*Disclaimer: Names have been changed for confidentiality purposes.*
Over the past two weeks I have observed middle school students become very upset because their friendships have ended. Students have considered desperate measures due to a loss of relationships and have even considered suicide.
At what cost do relationships continue? For a middle school student in poverty… suspension or even death. Another student, Jamie, was referred to me because she was going to fight a group of friends that her former friend, Pam, had joined. It was evident that Jamie’s heart was broken when she was telling me that her friendship with Pam goes back to kindergarten. I empathized with Jamie and then asked “if you fight, what will that mean to you?” Jamie could not respond to the question because she was stuck in the tyranny of fighting for a friendship that Pam had already ended. I reminded Jamie of her consequences for fighting, and that Pam had already made the decision to move on. Since this conversation, Jamie has chosen not to fight.
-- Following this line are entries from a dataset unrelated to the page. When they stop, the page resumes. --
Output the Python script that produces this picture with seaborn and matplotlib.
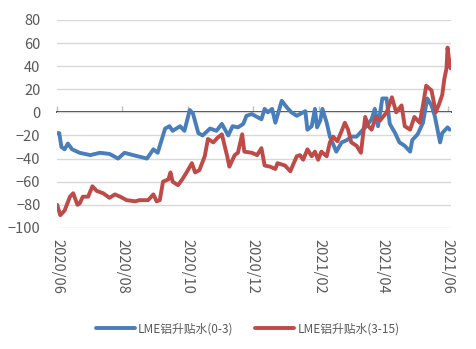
import matplotlib
matplotlib.use("Agg")
import matplotlib.pyplot as plt
import matplotlib.dates as mdates
import seaborn as sns
import pandas as pd

# ---- data ----
blue_dates = ["2020-06-01", "2020-06-03", "2020-06-05", "2020-06-08", "2020-06-11", "2020-06-15",
              "2020-06-22", "2020-07-02", "2020-07-11", "2020-07-20", "2020-07-28", "2020-08-03",
              "2020-08-11", "2020-08-24", "2020-08-30", "2020-09-03", "2020-09-10", "2020-09-14",
              "2020-09-17", "2020-09-24", "2020-09-28", "2020-10-03", "2020-10-06", "2020-10-11",
              "2020-10-15", "2020-10-22", "2020-10-28", "2020-11-02", "2020-11-08", "2020-11-12",
              "2020-11-17", "2020-11-22", "2020-11-25", "2020-11-30", "2020-12-05", "2020-12-09",
              "2020-12-12", "2020-12-15", "2020-12-19", "2020-12-22", "2020-12-28", "2021-01-02",
              "2021-01-06", "2021-01-11", "2021-01-19", "2021-01-21", "2021-01-25", "2021-01-28",
              "2021-01-30", "2021-02-02", "2021-02-04", "2021-02-08", "2021-02-11", "2021-02-17",
              "2021-02-22", "2021-02-27", "2021-03-03", "2021-03-08", "2021-03-13", "2021-03-17",
              "2021-03-22", "2021-03-25", "2021-03-28", "2021-04-01", "2021-04-05", "2021-04-08",
              "2021-04-13", "2021-04-17", "2021-04-22", "2021-04-27", "2021-04-29", "2021-05-04",
              "2021-05-09", "2021-05-13", "2021-05-17", "2021-05-20", "2021-05-25", "2021-05-27",
              "2021-06-01", "2021-06-03"]
blue_vals = [-18, -18, -30, -32, -27, -32,
             -35, -37, -35, -36, -40, -35,
             -37, -40, -32, -35, -14, -12,
             -16, -12, -16, 2, -1, -18,
             -20, -14, -16, -10, -20, -12,
             -13, -10, -3, -1.5, -4, -6,
             3, 0, 3, -9, 10, 4,
             0, -3, 1, -15, -12, 3,
             -13, -7, 3, -9, -21, -34,
             -26, -24, -21, -21, -16, -12,
             -6, 3, -12, 12, 12, -10,
             -18, -26, -29, -34, -24, -19,
             -9, 12, 6, -3, -26, -18,
             -13, -15]

red_dates = ["2020-06-01", "2020-06-04", "2020-06-08", "2020-06-13", "2020-06-16", "2020-06-20",
             "2020-06-22", "2020-06-25", "2020-06-30", "2020-07-04", "2020-07-08", "2020-07-14",
             "2020-07-20", "2020-07-25", "2020-07-30", "2020-08-05", "2020-08-13", "2020-08-17",
             "2020-08-25", "2020-08-30", "2020-09-02", "2020-09-05", "2020-09-08", "2020-09-13",
             "2020-09-15", "2020-09-17", "2020-09-22", "2020-09-26", "2020-09-30", "2020-10-05",
             "2020-10-08", "2020-10-12", "2020-10-17", "2020-10-20", "2020-10-25", "2020-10-29",
             "2020-11-02", "2020-11-07", "2020-11-09", "2020-11-14", "2020-11-17", "2020-11-21",
             "2020-11-23", "2020-11-30", "2020-12-05", "2020-12-09", "2020-12-12", "2020-12-17",
             "2020-12-22", "2020-12-24", "2020-12-31", "2021-01-05", "2021-01-11", "2021-01-14",
             "2021-01-17", "2021-01-21", "2021-01-25", "2021-01-28", "2021-01-31", "2021-02-03",
             "2021-02-08", "2021-02-11", "2021-02-14", "2021-02-18", "2021-02-22", "2021-02-25",
             "2021-02-28", "2021-03-03", "2021-03-08", "2021-03-12", "2021-03-16", "2021-03-19",
             "2021-03-22", "2021-03-26", "2021-03-30", "2021-04-05", "2021-04-10", "2021-04-14",
             "2021-04-19", "2021-04-22", "2021-04-27", "2021-05-01", "2021-05-06", "2021-05-09",
             "2021-05-12", "2021-05-17", "2021-05-21", "2021-05-24", "2021-05-27", "2021-05-29",
             "2021-05-31", "2021-06-01", "2021-06-03", "2021-06-04"]
red_vals = [-80, -89, -85, -73, -70, -80,
            -79, -73, -73, -64, -68, -70,
            -74, -71, -73, -76, -77, -76,
            -76, -71, -77, -76, -60, -58,
            -52, -60, -63, -58, -52, -44,
            -52, -50, -38, -23, -26, -22,
            -19, -38, -47, -37, -35, -19,
            -34, -35, -37, -31, -46, -47,
            -49, -44, -46, -51, -38, -37,
            -41, -32, -38, -34, -41, -34,
            -38, -26, -21, -25, -16, -9,
            -15, -26, -29, -35, -4, -12,
            -15, -4, -7, 0, 13, 0,
            6, -12, -15, -4, -9, 6,
            23, 19, 0, 7, 15, 29,
            38, 56, 41, 38]

series_names = ["LME铝升贴水(0-3)", "LME铝升贴水(3-15)"]
tick_labels = ["2020/06", "2020/08", "2020/10", "2020/12", "2021/02", "2021/04", "2021/06"]
y_ticks = [-100, -80, -60, -40, -20, 0, 20, 40, 60, 80]

df = pd.concat([
    pd.DataFrame({"date": pd.to_datetime(blue_dates), "value": blue_vals, "series": series_names[0]}),
    pd.DataFrame({"date": pd.to_datetime(red_dates), "value": red_vals, "series": series_names[1]}),
], ignore_index=True)

sns.set_theme(style="white")
plt.rcParams["font.family"] = ["Noto Sans CJK SC", "DejaVu Sans"]

fig = plt.figure(figsize=(4.76, 3.49), dpi=100)
ax = fig.add_axes([0.12, 0.347, 0.827, 0.596])

palette = {series_names[0]: "#4A7EBB", series_names[1]: "#BE4B48"}
sns.lineplot(data=df, x="date", y="value", hue="series", palette=palette,
             estimator=None, sort=False, linewidth=2.8, ax=ax, legend=False)

tick_dates = pd.to_datetime([t.replace("/", "-") + "-01" for t in tick_labels])
ax.set_xlim(pd.Timestamp("2020-06-01"), pd.Timestamp("2021-06-04"))
ax.set_ylim(-100, 80)
ax.set_yticks(y_ticks)
ax.set_xticks(tick_dates)
ax.set_xticklabels(tick_labels, rotation=270, fontsize=10.5, color="#595959")
ax.tick_params(axis="y", length=0, pad=12, labelsize=10.5, labelcolor="#595959")
ax.tick_params(axis="x", length=0, pad=8)
ax.set_xlabel("")
ax.set_ylabel("")
ax.grid(axis="y", color="#D9D9D9", linewidth=1)
ax.grid(axis="x", visible=False)
for s in ax.spines.values():
    s.set_visible(False)

# axis line at y = 0 with small tick marks
sec = ax.secondary_xaxis(100 / 180)
sec.set_xticks(tick_dates)
sec.set_xticklabels([""] * len(tick_dates))
sec.tick_params(axis="x", direction="out", length=4, color="#BFBFBF", width=1)
sec.spines["bottom"].set_color("#BFBFBF")
sec.spines["bottom"].set_linewidth(1)

from matplotlib.lines import Line2D
handles = [Line2D([], [], color=palette[n], linewidth=2.8) for n in series_names]
fig.legend(handles, series_names, loc="center", bbox_to_anchor=(0.52, 0.058), ncol=2,
           frameon=False, fontsize=8.5, handlelength=3.3, handletextpad=0.3, columnspacing=1.8,
           labelcolor="#595959")

fig.savefig("out.png", dpi=100)
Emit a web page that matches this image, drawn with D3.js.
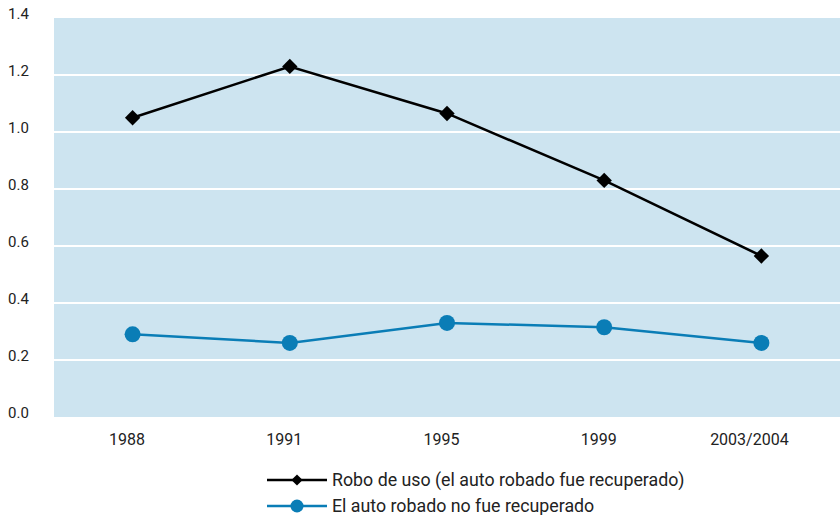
<!DOCTYPE html>
<html>
<head>
<meta charset="utf-8">
<script src="https://cdn.jsdelivr.net/npm/d3@7"></script>
<style>
  body { margin: 0; background: #fff; }
  svg { display: block; font-family: Roboto, "Liberation Sans", sans-serif; }
</style>
</head>
<body>
<div id="chart"></div>
<script>
var years = ["1988", "1991", "1995", "1999", "2003/2004"];
var roboUso = [1.05, 1.23, 1.065, 0.83, 0.565];
var noRecuperado = [0.29, 0.26, 0.33, 0.315, 0.26];
var yTicks = [0, 0.2, 0.4, 0.6, 0.8, 1.0, 1.2, 1.4];
var seriesNames = ["Robo de uso (el auto robado fue recuperado)", "El auto robado no fue recuperado"];

var w = 840, h = 515;
var margin = {top: 18, right: 0, bottom: 98, left: 54};

var svg = d3.select('#chart').append('svg')
    .attr('width', w)
    .attr('height', h);

var x = d3.scalePoint()
    .domain(years)
    .range([margin.left, w - margin.right])
    .padding(0.5);

var y = d3.scaleLinear()
    .domain([0, 1.4])
    .range([h - margin.bottom, margin.top]);

// plot background
svg.append('rect')
    .attr('x', margin.left)
    .attr('y', y(1.4))
    .attr('width', w - margin.right - margin.left)
    .attr('height', y(0) - y(1.4))
    .attr('fill', '#cde4f0');

// white grid lines
svg.append('g').selectAll('line')
    .data(yTicks.filter(function(d) { return d > 0 && d < 1.4; }))
    .enter().append('line')
    .attr('x1', margin.left)
    .attr('x2', w - margin.right)
    .attr('y1', function(d) { return y(d); })
    .attr('y2', function(d) { return y(d); })
    .attr('stroke', '#fff')
    .attr('stroke-width', 2);

// y labels
svg.append('g').selectAll('text')
    .data(yTicks)
    .enter().append('text')
    .attr('x', 8)
    .attr('y', function(d) { return y(d) + 1; })
    .attr('font-size', 15)
    .attr('fill', '#222')
    .text(function(d) { return d3.format('.1f')(d); });

// x labels (sit a little left of their points, the last one more so)
svg.append('g').selectAll('text')
    .data(years)
    .enter().append('text')
    .attr('x', function(d) { return x(d); })
    .attr('dx', function(d, i) { return i === years.length - 1 ? -12 : -5.5; })
    .attr('y', 445)
    .attr('text-anchor', 'middle')
    .attr('font-size', 16)
    .attr('fill', '#222')
    .text(function(d) { return d; });

var line = d3.line()
    .x(function(d, i) { return x(years[i]); })
    .y(function(d) { return y(d); });

var diamond = d3.symbol().type(d3.symbolDiamond2);

// black series
svg.append('path')
    .datum(roboUso)
    .attr('d', line)
    .attr('fill', 'none')
    .attr('stroke', '#000')
    .attr('stroke-width', 2.5);

svg.append('g').selectAll('path')
    .data(roboUso)
    .enter().append('path')
    .attr('d', diamond.size(150))
    .attr('transform', function(d, i) { return 'translate(' + x(years[i]) + ',' + y(d) + ')'; })
    .attr('fill', '#000');

// blue series
svg.append('path')
    .datum(noRecuperado)
    .attr('d', line)
    .attr('fill', 'none')
    .attr('stroke', '#0a7db6')
    .attr('stroke-width', 2.5);

svg.append('g').selectAll('circle')
    .data(noRecuperado)
    .enter().append('circle')
    .attr('cx', function(d, i) { return x(years[i]); })
    .attr('cy', function(d) { return y(d); })
    .attr('r', 8)
    .attr('fill', '#0a7db6');

// legend
var legend = svg.append('g').attr('transform', 'translate(267,480)');
var colors = ['#000', '#0a7db6'];
seriesNames.forEach(function(name, i) {
    var g = legend.append('g').attr('transform', 'translate(0,' + (i * 26) + ')');
    g.append('line')
        .attr('x1', 0).attr('x2', 60)
        .attr('stroke', colors[i])
        .attr('stroke-width', 2.5);
    if (i === 0) {
        g.append('path')
            .attr('d', diamond.size(80))
            .attr('transform', 'translate(30,0)')
            .attr('fill', colors[i]);
    } else {
        g.append('circle')
            .attr('cx', 30).attr('r', 6.5)
            .attr('fill', colors[i]);
    }
    g.append('text')
        .attr('x', 65)
        .attr('y', 6)
        .attr('font-size', 17.8)
        .attr('fill', '#222')
        .text(name);
});
</script>
</body>
</html>
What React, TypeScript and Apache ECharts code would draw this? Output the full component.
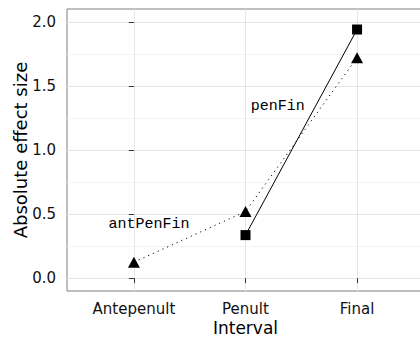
import React, { useEffect, useRef } from "react";
import * as echarts from "echarts";

const categories = ["Antepenult", "Penult", "Final"];
const yTicks = [0, 0.5, 1, 1.5, 2];
const yMinorTicks = [0.25, 0.75, 1.25, 1.75];
const antPenFinValues = [0.125, 0.52, 1.72];
const penFinValues: (number | null)[] = [null, 0.336, 1.94];
const antPenFinLabel = { text: "antPenFin", x: 0.135, y: 0.42 };
const penFinLabel = { text: "penFin", x: 1.29, y: 1.34 };

const SANS = "DejaVu Sans";
const MONO = "Liberation Mono";

export default function App() {
  const ref = useRef<HTMLDivElement>(null);
  useEffect(() => {
    if (!ref.current) return;
    const chart = echarts.init(ref.current, undefined, { renderer: "svg" });
    const toPairs = (vals: (number | null)[]) =>
      vals
        .map((v, i) => (v == null ? null : [i, v]))
        .filter((p) => p != null);
    const xTickVals = categories.map((_, i) => i);
    const labelMark = (lab: { text: string; x: number; y: number }) => ({
      symbol: "circle",
      symbolSize: 0,
      label: {
        show: true,
        position: "inside",
        formatter: lab.text,
        fontFamily: MONO,
        fontSize: 15,
        color: "#000",
      },
      data: [{ coord: [lab.x, lab.y] }],
    });
    chart.setOption({
      animation: false,
      backgroundColor: "#fff",
      grid: {
        left: 67,
        top: 9,
        right: 0,
        bottom: 48,
        outerBoundsMode: "none",
        containLabel: false,
        show: true,
        borderColor: "#7f7f7f",
        borderWidth: 1,
        backgroundColor: "transparent",
      },
      xAxis: {
        type: "value",
        min: -0.6,
        max: 2.6,
        name: "Interval",
        nameLocation: "middle",
        nameGap: 28,
        nameMoveOverlap: false,
        nameTextStyle: { fontFamily: SANS, fontSize: 17, color: "#000" },
        axisLine: { show: false },
        axisTick: {
          show: true,
          customValues: xTickVals,
          length: 5,
          lineStyle: { color: "#333", width: 1 },
        },
        axisLabel: {
          customValues: xTickVals,
          formatter: (v: number) => categories[Math.round(v)] ?? "",
          fontFamily: SANS,
          fontSize: 15,
          color: "#111",
          margin: 10,
        },
        splitLine: { show: true, lineStyle: { color: "#e5e5e5", width: 1 } },
      },
      yAxis: [
        {
          type: "value",
          min: -0.1,
          max: 2.1,
          name: "Absolute effect size",
          nameLocation: "middle",
          nameGap: 38,
          nameMoveOverlap: false,
          nameTextStyle: { fontFamily: SANS, fontSize: 18, color: "#000" },
          axisLine: { show: false },
          axisTick: {
            show: true,
            customValues: yTicks,
            length: 5,
            lineStyle: { color: "#333", width: 1 },
          },
          axisLabel: {
            customValues: yTicks,
            formatter: (v: number) => v.toFixed(1),
            fontFamily: SANS,
            fontSize: 15,
            color: "#111",
            margin: 11,
          },
          splitLine: { show: true, lineStyle: { color: "#e5e5e5", width: 1 } },
        },
        {
          type: "value",
          min: -0.1,
          max: 2.1,
          position: "left",
          axisLine: { show: false },
          axisTick: { show: false, customValues: yMinorTicks },
          axisLabel: { show: false, customValues: yMinorTicks },
          splitLine: { show: true, lineStyle: { color: "#f3f3f3", width: 1 } },
        },
      ],
      series: [
        {
          name: "antPenFin",
          type: "line",
          data: toPairs(antPenFinValues),
          symbol: "triangle",
          symbolSize: [12, 11],
          itemStyle: { color: "#000" },
          lineStyle: { color: "#000", width: 1, type: [1.2, 4] },
          markPoint: labelMark(antPenFinLabel),
          z: 3,
        },
        {
          name: "penFin",
          type: "line",
          data: toPairs(penFinValues),
          symbol: "rect",
          symbolSize: 10,
          itemStyle: { color: "#000" },
          lineStyle: { color: "#000", width: 1 },
          markPoint: labelMark(penFinLabel),
          z: 3,
        },
      ],
    });
    return () => chart.dispose();
  }, []);
  return (
    <div style={{ position: "absolute", left: 0, top: 0, width: 420, height: 339, overflow: "hidden" }}>
      <div ref={ref} style={{ width: 424, height: 339 }} />
    </div>
  );
}
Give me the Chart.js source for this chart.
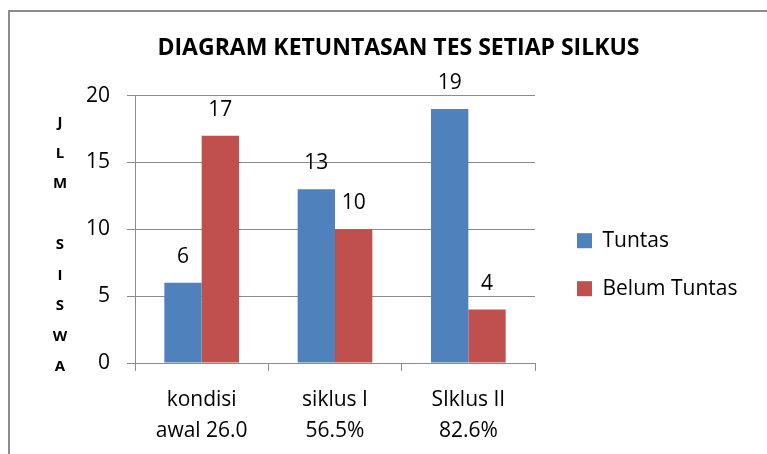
<!DOCTYPE html>
<html>
<head>
<meta charset="utf-8">
<script src="https://cdn.jsdelivr.net/npm/chart.js@4/dist/chart.umd.min.js"></script>
<style>
  body { margin: 0; background: #fff; }
  #wrap { position: relative; width: 767px; height: 454px; overflow: hidden; }
  #frame { position: absolute; left: 8px; top: 10px; width: 900px; height: 600px; border: 2px solid #8c8c8c; }
  canvas { position: absolute; left: 0; top: 0; }
</style>
</head>
<body>
<div id="wrap">
  <div id="frame"></div>
  <canvas id="chart" width="767" height="454"></canvas>
</div>
<script>
'use strict';
var categories = [['kondisi', 'awal 26.0'], ['siklus I', '56.5%'], ['SIklus II', '82.6%']];
var tuntas = [6, 13, 19];
var belumTuntas = [17, 10, 4];
var yTicks = [0, 5, 10, 15, 20];
var yTitleLetters = ['J', 'L', 'M', '', 'S', 'I', 'S', 'W', 'A'];
var font = '"Open Sans", sans-serif';
var legendWidth = 202;

// angka di atas batang
var barLabels = {
    id: 'barLabels',
    afterDatasetsDraw: function(chart) {
        var ctx = chart.ctx;
        ctx.save();
        ctx.font = '21px ' + font;
        ctx.fillStyle = '#000';
        ctx.textAlign = 'center';
        ctx.textBaseline = 'middle';
        chart.data.datasets.forEach(function(ds, i) {
            chart.getDatasetMeta(i).data.forEach(function(bar, j) {
                ctx.fillText(ds.data[j], bar.x, bar.y - 26);
            });
        });
        ctx.restore();
    }
};

// judul sumbu y, huruf disusun ke bawah
var yTitle = {
    id: 'yTitle',
    afterDraw: function(chart) {
        var ctx = chart.ctx;
        ctx.save();
        ctx.font = 'bold 15px ' + font;
        ctx.fillStyle = '#000';
        ctx.textAlign = 'center';
        ctx.textBaseline = 'middle';
        for (var i = 0; i < yTitleLetters.length; i++) {
            ctx.fillText(yTitleLetters[i], 60, 123 + i * 30.5);
        }
        ctx.restore();
    }
};

// lebar legenda dipaksa, lalu digeser sedikit ke kanan
var legendFix = {
    id: 'legendFix',
    beforeLayout: function(chart) {
        var lg = chart.legend;
        if (lg && !lg._fixed) {
            var fit = lg.fit;
            lg.fit = function() {
                fit.call(this);
                this.width = legendWidth;
            };
            lg._fixed = true;
        }
    },
    afterLayout: function(chart) {
        var lg = chart.legend;
        if (lg) {
            lg.left += 15;
            lg.right += 15;
        }
    }
};

function drawChart() {
    new Chart(document.getElementById('chart'), {
        type: 'bar',
        data: {
            labels: categories,
            datasets: [
                { label: 'Tuntas', data: tuntas, backgroundColor: '#4F81BD' },
                { label: 'Belum Tuntas', data: belumTuntas, backgroundColor: '#C0504D' }
            ]
        },
        options: {
            responsive: false,
            animation: false,
            layout: { padding: { left: 60, right: 30, top: 35, bottom: 0 } },
            categoryPercentage: 0.56,
            barPercentage: 1,
            plugins: {
                title: {
                    display: true,
                    text: 'DIAGRAM KETUNTASAN TES SETIAP SILKUS',
                    color: '#000',
                    font: { family: font, size: 23, weight: 'bold' },
                    padding: { top: 0, bottom: 33 }
                },
                legend: {
                    position: 'right',
                    title: { display: true, text: ' ', padding: { top: 26 } },
                    labels: {
                        color: '#000',
                        boxWidth: 15,
                        boxHeight: 15,
                        padding: 27,
                        font: { family: font, size: 21 }
                    }
                },
                tooltip: { enabled: false }
            },
            scales: {
                x: {
                    afterFit: function(scale) { scale.height = 91; },
                    grid: { offset: true, drawOnChartArea: false, color: '#8c8c8c', tickLength: 8 },
                    border: { color: '#8c8c8c' },
                    ticks: { color: '#000', font: { family: font, size: 21, lineHeight: 1.45 }, padding: 14 }
                },
                y: {
                    min: 0,
                    max: 20,
                    afterBuildTicks: function(scale) {
                        scale.ticks = yTicks.map(function(v) { return { value: v }; });
                    },
                    afterFit: function(scale) { scale.width = 75; },
                    grid: { color: '#8c8c8c', tickLength: 8 },
                    border: { color: '#8c8c8c' },
                    ticks: { color: '#000', font: { family: font, size: 21 }, padding: 17 }
                }
            }
        },
        plugins: [barLabels, yTitle, legendFix]
    });
}

Promise.all([
    document.fonts.load('21px "Open Sans"'),
    document.fonts.load('bold 23px "Open Sans"')
]).then(drawChart, drawChart);
</script>
</body>
</html>
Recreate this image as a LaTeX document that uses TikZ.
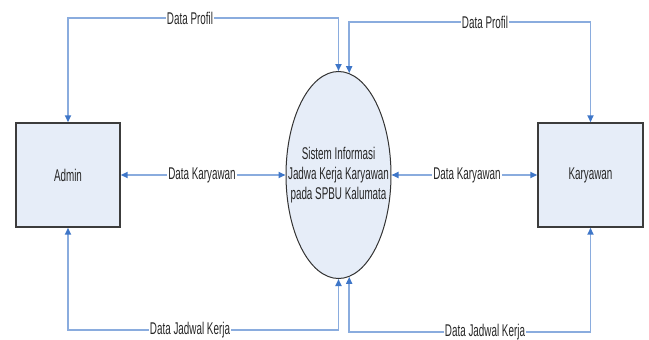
\documentclass[tikz,border=0pt]{standalone}
\usepackage{fontspec}
\usetikzlibrary{arrows.meta,shapes.geometric}
\newfontfamily\dfdfont[FakeStretch=0.58]{Liberation Sans}

\definecolor{flowline}{RGB}{138,172,222}
\definecolor{flowtip}{RGB}{62,118,200}
\definecolor{shapefill}{RGB}{230,237,248}
\definecolor{shapeedge}{RGB}{60,60,60}

\tikzset{
  dfdtext/.style={font=\dfdfont\fontsize{17}{20}\selectfont, text=black!85},
  entity/.style={draw=shapeedge, line width=1.4pt, fill=shapefill,
    minimum width=104pt, minimum height=104pt, inner sep=0pt, dfdtext},
  process/.style={ellipse, draw=black!80, line width=1pt, fill=shapefill,
    minimum width=105pt, minimum height=207pt, inner sep=0pt},
  proctext/.style={align=center, inner sep=0pt, dfdtext},
  lbl/.style={inner sep=1pt, dfdtext},
  dtip/.tip={Triangle[length=7pt, width=6pt, color=flowtip]},
  flow/.style={draw=flowline, line width=1.6pt},
}

\begin{document}
\begin{tikzpicture}[x=1pt, y=-1pt]
\useasboundingbox (0,0) rectangle (649,340);

% external entities and the process
\node[entity] (admin) at (68,175) {Admin};
\node[entity, minimum width=105pt] (kary) at (590.5,175) {Karyawan};
\node[process,
  label={[proctext]center:Sistem Informasi\\Jadwa Kerja Karyawan\\pada SPBU Kalumata}]
  (proc) at (338.5,175) {};

% data flow labels
\node[lbl] (dpa) at (190,18) {Data Profil};
\node[lbl] (dpb) at (485,22) {Data Profil};
\node[lbl] (dka) at (202,175) {Data Karyawan};
\node[lbl] (dkb) at (467,175) {Data Karyawan};
\node[lbl] (dja) at (190,330) {Data Jadwal Kerja};
\node[lbl, inner ysep=0pt] (djb) at (485,332) {Data Jadwal Kerja};

% Data Profil flows
\draw[flow, dtip-] (admin.north) |- (dpa.west);
\draw[flow, -dtip] (dpa.east) -| (proc.north);
\draw[flow, dtip-] (proc.84) |- (dpb.west);
\draw[flow, -dtip] (dpb.east) -| (kary.north);

% Data Karyawan flows
\draw[flow, dtip-] (admin.east) -- (dka.west);
\draw[flow, -dtip] (dka.east) -- (proc.west);
\draw[flow, dtip-] (proc.east) -- (dkb.west);
\draw[flow, -dtip] (dkb.east) -- (kary.west);

% Data Jadwal Kerja flows
\draw[flow, dtip-] (admin.south) |- (dja.west);
\draw[flow, -dtip] (dja.east) -| (proc.south);
\draw[flow, dtip-] (proc.-84) |- (djb.west);
\draw[flow, -dtip] (djb.east) -| (kary.south);
\end{tikzpicture}
\end{document}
Even for middle school students, relationships act as driving forces for how they thrive as students. Relationships are so valuable that some would get held back to remain with their friends, as one student explained to me. Education is not of significance when these students are living in the tyranny of the moment alongside their parents or grandparents. Middle school students from poverty thrive on relationships to help them survive during the day before they return home to the tyranny.
In comparison to the Bridges concepts based on Ruby Payne’s work, “relationships are often motivating factors” for those in poverty. Relationships are also a core driving force among those surviving in poverty.
Looking through the lens of these students has shown me that the value of relationships are that of gold, but at what cost?